## What the task requires
Starting at the first line of the data, please print exactly those lines through the one that holds "Chart.register(...registerables);", omitting every picture.
# # #
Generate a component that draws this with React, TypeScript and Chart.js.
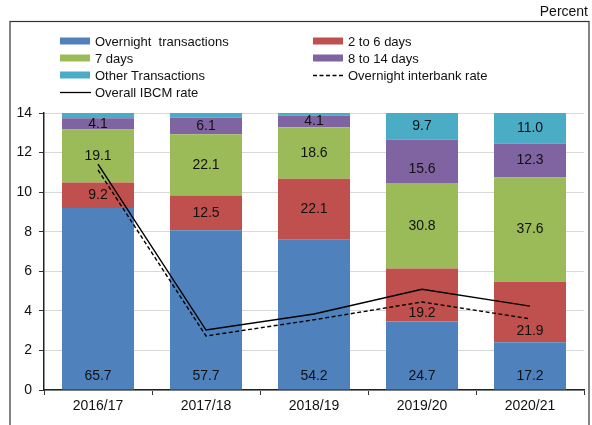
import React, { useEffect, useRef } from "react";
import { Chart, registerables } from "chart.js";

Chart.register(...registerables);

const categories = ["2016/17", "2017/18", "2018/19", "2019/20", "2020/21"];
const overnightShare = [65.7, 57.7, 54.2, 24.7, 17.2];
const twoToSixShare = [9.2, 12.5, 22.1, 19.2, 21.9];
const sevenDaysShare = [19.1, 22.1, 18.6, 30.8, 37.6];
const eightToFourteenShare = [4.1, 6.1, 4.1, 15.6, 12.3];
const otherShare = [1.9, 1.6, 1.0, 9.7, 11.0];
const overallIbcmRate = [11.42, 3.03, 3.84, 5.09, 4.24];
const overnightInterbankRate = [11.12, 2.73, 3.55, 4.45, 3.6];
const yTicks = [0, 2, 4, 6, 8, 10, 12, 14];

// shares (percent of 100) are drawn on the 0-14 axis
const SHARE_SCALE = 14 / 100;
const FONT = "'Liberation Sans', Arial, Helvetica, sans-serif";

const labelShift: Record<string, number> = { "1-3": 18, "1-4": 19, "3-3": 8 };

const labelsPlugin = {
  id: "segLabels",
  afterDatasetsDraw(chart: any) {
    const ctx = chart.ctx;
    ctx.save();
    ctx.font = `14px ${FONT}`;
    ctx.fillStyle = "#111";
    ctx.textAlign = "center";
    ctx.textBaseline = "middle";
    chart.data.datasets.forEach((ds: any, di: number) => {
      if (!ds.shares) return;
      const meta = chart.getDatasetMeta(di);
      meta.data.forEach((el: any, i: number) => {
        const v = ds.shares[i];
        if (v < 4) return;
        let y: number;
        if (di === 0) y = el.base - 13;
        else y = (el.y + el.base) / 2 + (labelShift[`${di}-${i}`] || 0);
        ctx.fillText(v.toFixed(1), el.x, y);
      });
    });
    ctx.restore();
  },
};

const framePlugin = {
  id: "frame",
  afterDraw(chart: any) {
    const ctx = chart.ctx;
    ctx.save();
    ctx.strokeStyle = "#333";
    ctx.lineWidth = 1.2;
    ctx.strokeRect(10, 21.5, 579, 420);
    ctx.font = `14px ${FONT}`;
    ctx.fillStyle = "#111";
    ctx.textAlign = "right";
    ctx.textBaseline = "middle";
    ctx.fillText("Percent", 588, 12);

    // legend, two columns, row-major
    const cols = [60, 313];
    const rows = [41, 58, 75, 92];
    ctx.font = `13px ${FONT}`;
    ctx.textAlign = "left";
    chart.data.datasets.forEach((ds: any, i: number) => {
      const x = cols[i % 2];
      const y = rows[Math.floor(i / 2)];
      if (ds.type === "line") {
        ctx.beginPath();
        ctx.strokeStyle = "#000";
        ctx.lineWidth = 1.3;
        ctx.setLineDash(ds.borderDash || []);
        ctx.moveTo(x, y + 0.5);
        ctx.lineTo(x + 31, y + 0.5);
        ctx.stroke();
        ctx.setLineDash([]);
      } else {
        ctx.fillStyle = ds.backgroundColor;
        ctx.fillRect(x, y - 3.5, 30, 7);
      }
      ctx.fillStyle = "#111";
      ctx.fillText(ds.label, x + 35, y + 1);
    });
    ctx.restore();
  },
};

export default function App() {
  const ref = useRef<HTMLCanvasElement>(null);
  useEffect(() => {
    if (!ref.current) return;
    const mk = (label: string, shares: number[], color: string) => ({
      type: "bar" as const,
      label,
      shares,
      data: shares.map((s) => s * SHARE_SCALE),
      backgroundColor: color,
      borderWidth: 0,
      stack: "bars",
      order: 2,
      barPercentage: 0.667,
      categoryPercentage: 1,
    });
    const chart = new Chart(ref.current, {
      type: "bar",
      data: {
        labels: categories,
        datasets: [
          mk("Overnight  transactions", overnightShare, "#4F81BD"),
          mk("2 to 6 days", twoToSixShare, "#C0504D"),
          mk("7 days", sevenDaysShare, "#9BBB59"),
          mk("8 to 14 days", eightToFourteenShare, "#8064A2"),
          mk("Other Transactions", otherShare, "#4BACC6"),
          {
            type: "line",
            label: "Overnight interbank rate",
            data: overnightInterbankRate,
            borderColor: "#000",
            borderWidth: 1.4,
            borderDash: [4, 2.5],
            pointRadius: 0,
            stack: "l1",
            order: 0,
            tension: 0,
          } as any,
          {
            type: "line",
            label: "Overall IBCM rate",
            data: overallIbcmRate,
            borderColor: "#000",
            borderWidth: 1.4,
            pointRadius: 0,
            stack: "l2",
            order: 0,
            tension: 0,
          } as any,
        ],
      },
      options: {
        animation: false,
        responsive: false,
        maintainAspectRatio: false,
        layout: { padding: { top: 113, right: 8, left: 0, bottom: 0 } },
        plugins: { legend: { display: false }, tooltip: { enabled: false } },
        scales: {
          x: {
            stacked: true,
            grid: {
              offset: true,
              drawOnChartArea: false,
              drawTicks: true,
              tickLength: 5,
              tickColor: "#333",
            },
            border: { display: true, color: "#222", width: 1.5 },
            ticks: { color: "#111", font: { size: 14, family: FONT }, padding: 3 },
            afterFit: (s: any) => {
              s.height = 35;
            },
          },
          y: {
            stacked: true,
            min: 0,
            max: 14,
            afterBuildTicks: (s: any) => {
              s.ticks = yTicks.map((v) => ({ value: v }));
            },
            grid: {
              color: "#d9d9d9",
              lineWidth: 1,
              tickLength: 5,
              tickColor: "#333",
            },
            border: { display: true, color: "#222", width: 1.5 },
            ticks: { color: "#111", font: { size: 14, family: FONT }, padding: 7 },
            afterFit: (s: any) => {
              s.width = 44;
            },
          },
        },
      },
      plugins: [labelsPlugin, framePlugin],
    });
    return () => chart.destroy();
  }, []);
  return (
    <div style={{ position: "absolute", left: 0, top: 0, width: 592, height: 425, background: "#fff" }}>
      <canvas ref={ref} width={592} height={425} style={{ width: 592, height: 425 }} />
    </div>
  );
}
# # #
## Task output
Generate a component that draws this with React, TypeScript and Chart.js.
import React, { useEffect, useRef } from "react";
import { Chart, registerables } from "chart.js";

Chart.register(...registerables);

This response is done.